Chinese state-owned enterprises are in talks to house hundreds of workers on a cruise ship off Auckland if they win huge rail contracts.
The companies are among bidders lining up for Auckland's $3.5 billion City Rail Link.
John Dalzell, spokesperson for one joint venture, said it could be the first time a Chinese state-owned enterprise builds a big project in this country.
The firms also had an eye to not adding to Auckland's accommodation shortage.
"You've really got to think about about a broad spectrum... anything from just getting material into the site but also how you can get workers in, and where those workers are accommodated," said Mr Dalzell of Silk Road Management.
A cruise ship off Auckland was "an option".
"I don't know if it's a solution yet but it's certainly an option.
"The only issue there I think is one of integration into the community. A number of them have families and those families need to be feeling like they're integrated into the community, schooling, all of that - there's actually a lot to think about."
Mr Dalzell is not naming the Chinese state enterprises he represents, nor say which of the six remaining rail link contracts they want.
The biggest of those contracts, to build stations and tunnels, is at a stage where companies, typically in joint ventures, jockey to qualify for the right to bid.
One local, Andy Tomlinson of Anglo Tasman, has met with Mr Dalzell to talk the option of a cruise ship housing between 500 and 2000 rail link workers off Auckland.
"We've mooted a few things around the traps.
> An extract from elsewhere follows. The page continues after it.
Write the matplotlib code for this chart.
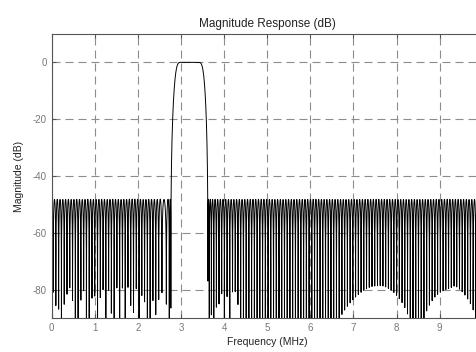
import numpy as np
import matplotlib
matplotlib.use("Agg")
import matplotlib.pyplot as plt

# ---- data ----
sample_rate_mhz = 20.0                       # Nyquist at 10 MHz
band_edges_mhz = [2.77, 2.98, 3.42, 3.62]    # stop1 end, pass start, pass end, stop2 start
band_gains = [0.0, 1.0, 0.0]                 # stop, pass, stop
stopband_level_db = -47.5                    # height of the stopband ripple peaks
num_taps = 317                               # ~10 stopband lobes per MHz
num_points = 8192
x_ticks = [0, 1, 2, 3, 4, 5, 6, 7, 8, 9]
y_ticks = [0, -20, -40, -60, -80]

# ---- equiripple-like linear-phase FIR design (Lawson iteration) ----
L = (num_taps - 1) // 2
nyq = sample_rate_mhz / 2
bands = [(0.0, band_edges_mhz[0]), (band_edges_mhz[1], band_edges_mhz[2]),
         (band_edges_mhz[3], nyq)]
fg, dg, bid = [], [], []
for i, ((lo, hi), g) in enumerate(zip(bands, band_gains)):
    n = int(np.ceil((hi - lo) / nyq * 12 * L)) + 2
    fg.append(np.linspace(lo, hi, n)); dg.append(np.full(n, g)); bid.append(np.full(n, i))
fg = np.concatenate(fg); dg = np.concatenate(dg); bid = np.concatenate(bid)
k = np.arange(L + 1)
C = np.cos(np.outer(2 * np.pi * fg / sample_rate_mhz, k))


def design(pass_weight, iters):
    wg = np.where(bid == 1, pass_weight, 1.0)
    lw = np.ones_like(fg) / fg.size
    for _ in range(iters):
        s = np.sqrt(lw) * wg
        a, *_ = np.linalg.lstsq(C * s[:, None], dg * s, rcond=None)
        err = np.abs(wg * (C @ a - dg))
        lw = lw * err
        lw /= lw.sum()
    ds = 20 * np.log10(np.max(np.abs((C @ a)[dg == 0])))
    return a, ds


lo_w, hi_w = 1.0, 2000.0
for _ in range(7):
    mid = np.sqrt(lo_w * hi_w)
    _, ds = design(mid, 60)
    if ds < stopband_level_db:
        lo_w = mid
    else:
        hi_w = mid
coef, _ = design(np.sqrt(lo_w * hi_w), 200)

freqs = np.linspace(0, nyq, num_points, endpoint=False)
amp = np.cos(np.outer(2 * np.pi * freqs / sample_rate_mhz, k)) @ coef
mag_db = 20 * np.log10(np.maximum(np.abs(amp), 1e-12))

# ---- plot ----
plt.rcParams['font.family'] = ['Liberation Sans', 'DejaVu Sans']
plt.rcParams['axes.unicode_minus'] = False
fig = plt.figure(figsize=(4.76, 3.52), dpi=100)
ax = fig.add_axes([0.1086, 0.0966, 0.9055, 0.807])
ax.plot(freqs, mag_db, color='black', lw=0.7)
ax.set_xlim(0, 10)
ax.set_ylim(-90, 10)
ax.set_xticks(x_ticks)
ax.set_yticks(y_ticks)
ax.grid(True, color='#8c8c8c', linestyle=(0, (7.2, 4.5)), lw=0.8)
ax.tick_params(direction='in', length=3, colors='#555555', labelsize=7,
               labelcolor='#777777', top=True, right=True)
for sp in ax.spines.values():
    sp.set_color('#555555')
    sp.set_linewidth(0.8)
ax.set_title('Magnitude Response (dB)', fontsize=8.5, color='#222222', pad=5)
ax.set_xlabel('Frequency (MHz)', fontsize=7.5, color='#222222', labelpad=3)
ax.set_ylabel('Magnitude (dB)', fontsize=7.5, color='#222222', labelpad=6)
fig.savefig('out.png', dpi=100)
John is probably the first one to sort of put his head above the parapet and say yeah, that looks as if it could work, it's a sound idea.
"But there'll be other people interested to look at it if they are also bringing in external workers."
Mr Tomlins said his experience of using a retired cruise ship and high-end worker's camp at a nickel mine in New Caledonia proved it could work in Auckland.
He said Auckland needed to think through the accommodation challenge from all its big projects before it became a dilemma.
CRL project spokesperson Carol Greensmith said they would have more to say on the accommodation of the workforce next month.
But the project was in its early days, with the release of contracts into the market this year.
"The workforce will ramp up over a period of time, probably not until about 2020. We're expecting there'll be over a thousand workers, at least, on the project, at peak."
Mr Dalzell said there was no downside to a Chinese-state owned enterprise helping build a large project in New Zealand.
"It's about sharing... the expertise. It's that innovation ... the sort of technical advances that are going to save costs and hopefully shorten ... design and construction periods and also minimise the disruption."
The Chinese joint venture would use local labour and expertise, as demanded by social sustainability clauses in the contracts.
Ms Greensmith said a third of the workers on the rail project will probably be general labourers, and said the contracts were designed to favour marginalised local workers for those jobs.
"So hopefully there'll be a large number of Aucklanders working on the project itself. And we won't know what expertise the other companies will need to bring in until we know who they are and where they're from."
The rail link is taking almost six years to build.